There are three main OLED display types used in VR headsets. First we have smartphone sized (~5") displays. These were the ones used originally in Oculus' prototypes. The second option is to use two smaller displays (around 3-3.5"), one for each eye. Another option is to use OLED microdisplays.



Samsung Display is the clear AMOLED market leader, with over 90% market share in 2016. SDC started to collaborate with Facebook's Oculus in May 2014, and this collaboration resulted in the displays used in Oculus' consumer headset - 3.54" 1080x1200 PenTile AMOLED displays that feature a refresh rate of 90Hz. The Oculus Rift uses two such displays, one for each eye. Samsung is also producing the 5.7" FHD panel used in Sony's PlayStation VR.

SDC 806 PPI VR OLED at SID 2016

Samsung Display continues to develop its VR AMOLEDs, as the Korean company expects VR and AR markets to spark demand for high-end OLED displays. In May 2016 SDC demonstrated a high-resolution OLED display, specifically for VR applications - a 5.5" panel with a 3840x2160 resolution - or 806 PPI. The panel offered a brightness of 350 nits and a color gamut of 97% adobe RGB.

A report earlier in 2016 suggested that Samsung is considering a dedicated OLED production line for VR applications. This same report also stated that LG Display is considering a similar move.
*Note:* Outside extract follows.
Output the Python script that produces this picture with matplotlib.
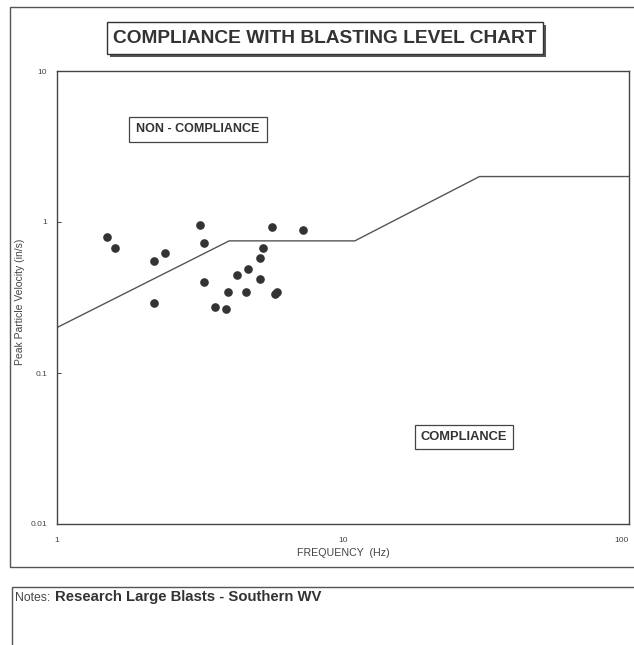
import matplotlib
matplotlib.use("Agg")
import matplotlib.pyplot as plt
from matplotlib.patches import Rectangle
from matplotlib.ticker import FixedLocator, FixedFormatter, NullLocator

plt.rcParams['font.family'] = ['Liberation Sans', 'DejaVu Sans']

# Data
freq_hz = [1.49, 1.60, 2.19, 2.39, 2.19, 3.17, 3.27, 3.27, 3.57, 3.89, 3.97,
           4.26, 4.57, 4.66, 5.13, 5.13, 5.27, 5.66, 5.79, 5.89, 7.25]
ppv_ins = [0.79, 0.67, 0.55, 0.62, 0.29, 0.955, 0.73, 0.40, 0.275, 0.265, 0.344,
           0.448, 0.344, 0.488, 0.419, 0.58, 0.676, 0.927, 0.332, 0.342, 0.889]
limit_freq = [1, 4, 11, 30, 100]
limit_ppv = [0.2, 0.75, 0.75, 2.0, 2.0]
x_ticks = [1, 10, 100]
x_tick_labels = ["1", "10", "100"]
y_ticks = [0.01, 0.1, 1, 10]
y_tick_labels = ["0.01", "0.1", "1", "10"]

W, H = 634, 645
fig = plt.figure(figsize=(W / 100, H / 100), dpi=100)
fig.patch.set_facecolor("white")


def fig_rect(x0, y0, x1, y1, **kw):
    r = Rectangle((x0 / W, 1 - y1 / H), (x1 - x0) / W, (y1 - y0) / H,
                  transform=fig.transFigure, **kw)
    fig.patches.append(r)
    return r

edge = "#555555"
# outer chart frame
fig_rect(10, 7, 640, 567, fill=False, edgecolor=edge, linewidth=1.0)
# notes frame
fig_rect(12, 587, 640, 660, fill=False, edgecolor=edge, linewidth=1.0)
# title box with shadow
fig_rect(110, 25, 546, 57, facecolor="#555555", edgecolor="none")
fig_rect(107, 22, 543, 54, facecolor="white", edgecolor="#333333", linewidth=1.0)
fig.text((107 + 543) / 2 / W, 1 - 38.5 / H, "COMPLIANCE WITH BLASTING LEVEL CHART",
         ha="center", va="center", fontsize=13.8, fontweight="bold", color="#333333")

ax = fig.add_axes([57 / W, 1 - 524 / H, (629 - 57) / W, (524 - 71) / H])
ax.set_xscale("log")
ax.set_yscale("log")
ax.set_xlim(1, 100)
ax.set_ylim(0.01, 10)

ax.plot(limit_freq, limit_ppv, color="#555555", linewidth=1.0)
ax.plot(freq_hz, ppv_ins, linestyle="none", marker="o", markersize=5.2,
        color="#333333")

ax.xaxis.set_major_locator(FixedLocator(x_ticks))
ax.xaxis.set_major_formatter(FixedFormatter(x_tick_labels))
ax.yaxis.set_major_locator(FixedLocator(y_ticks))
ax.yaxis.set_major_formatter(FixedFormatter(y_tick_labels))
ax.xaxis.set_minor_locator(NullLocator())
ax.yaxis.set_minor_locator(NullLocator())
ax.tick_params(axis="both", which="major", labelsize=6, colors="#444444",
               length=3, width=0.7, direction="in")
ax.tick_params(axis="x", pad=9, length=0)
ax.tick_params(axis="y", pad=7)
for s in ax.spines.values():
    s.set_color("#444444")
    s.set_linewidth(1.0)

# keep the last x tick label inside the figure
fig.canvas.draw()
xlabels = ax.get_xticklabels()
xlabels[-1].set_horizontalalignment("right")

ax.set_xlabel("FREQUENCY  (Hz)", fontsize=7.7, color="#444444", labelpad=3)
ax.set_ylabel("Peak Particle Velocity (in/s)", fontsize=7.5, color="#444444",
              labelpad=0)
ax.yaxis.set_label_coords((25 - 57) / (629 - 57), 0.49)

ax.text(0.2465, 0.871, "NON - COMPLIANCE", transform=ax.transAxes, ha="center",
        va="center", fontsize=9, fontweight="bold", color="#333333",
        bbox=dict(boxstyle="square,pad=0.55", facecolor="white",
                  edgecolor="#444444", linewidth=0.9))
ax.text(0.7115, 0.192, "COMPLIANCE", transform=ax.transAxes, ha="center",
        va="center", fontsize=9.3, fontweight="bold", color="#333333",
        bbox=dict(boxstyle="square,pad=0.45", facecolor="white",
                  edgecolor="#444444", linewidth=0.9))

fig.text(15 / W, 1 - 598 / H, "Notes: ", ha="left", va="center", fontsize=8.8,
         color="#444444")
fig.text(55 / W, 1 - 597 / H, "Research Large Blasts - Southern WV", ha="left",
         va="center", fontsize=10.7, fontweight="bold", color="#333333")

fig.savefig("out.png", dpi=100, facecolor="white")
We actually have no other sources of information regarding LGD's VR AMOLED plans - although it is highly likely that LGD will enter this market when it starts to produce OLEDs for mobile devices in 2017.

The second AMOLED maker to offer VR AMOLEDs is Taiwan's AU Optronics. Taiwan's AU Optronics is currently focused on VR, wearable and automotive applications for its AMOLED displays. And in August 2016 AUO's 3.8" VR panel entered mass production. According to our (unverified) information, HTC is using AUO's panels in some of its HTC Vive devices (although its main supplier is SDC).

AUO's VR panels feature a resolution of 1080x1200 and a refresh rate of 90Hz. More information on AUO's new panel can be found on the OLED Marketplace.

China's Everdisplay started mass producing AMOLED displays towards the end of 2014, and the company has been expanding its OLED display product range and is developing displays for mobile phones, wearables and the automotive market. Everdisplay has also demonstrated 6" 4K AMOLED displays especially for the VR market.

Everdisplay 6'' 4K AMOLED prototype photo (August 2015)

Hong Kong-based Truly Semiconductors announced in November 2016 that its 4.5-Gen AMOLED fab is finally online. Truly is s targeting smartphones, wearables, automotive - and VR and applications.

Using microdisplays in a VR headset has several advantages - it can be used to make much smaller and lighter designs, power consumption is lower and these displays can have very high resolutions. Royole for example, opted to use a high-resolution OLED microdisplay in its Moon VR headset.

The main problem with OLED microdisplays is their high price. Such a design also needs more complicated optics. Still several companies, including Sony and eMagin are targeting consumer VR and AR applications for their OLED microdisplays. In December 2016 microdisplay maker Kopin announced it is entering the OLED microdisplay market (as a fabless producer) for VR and AR applications.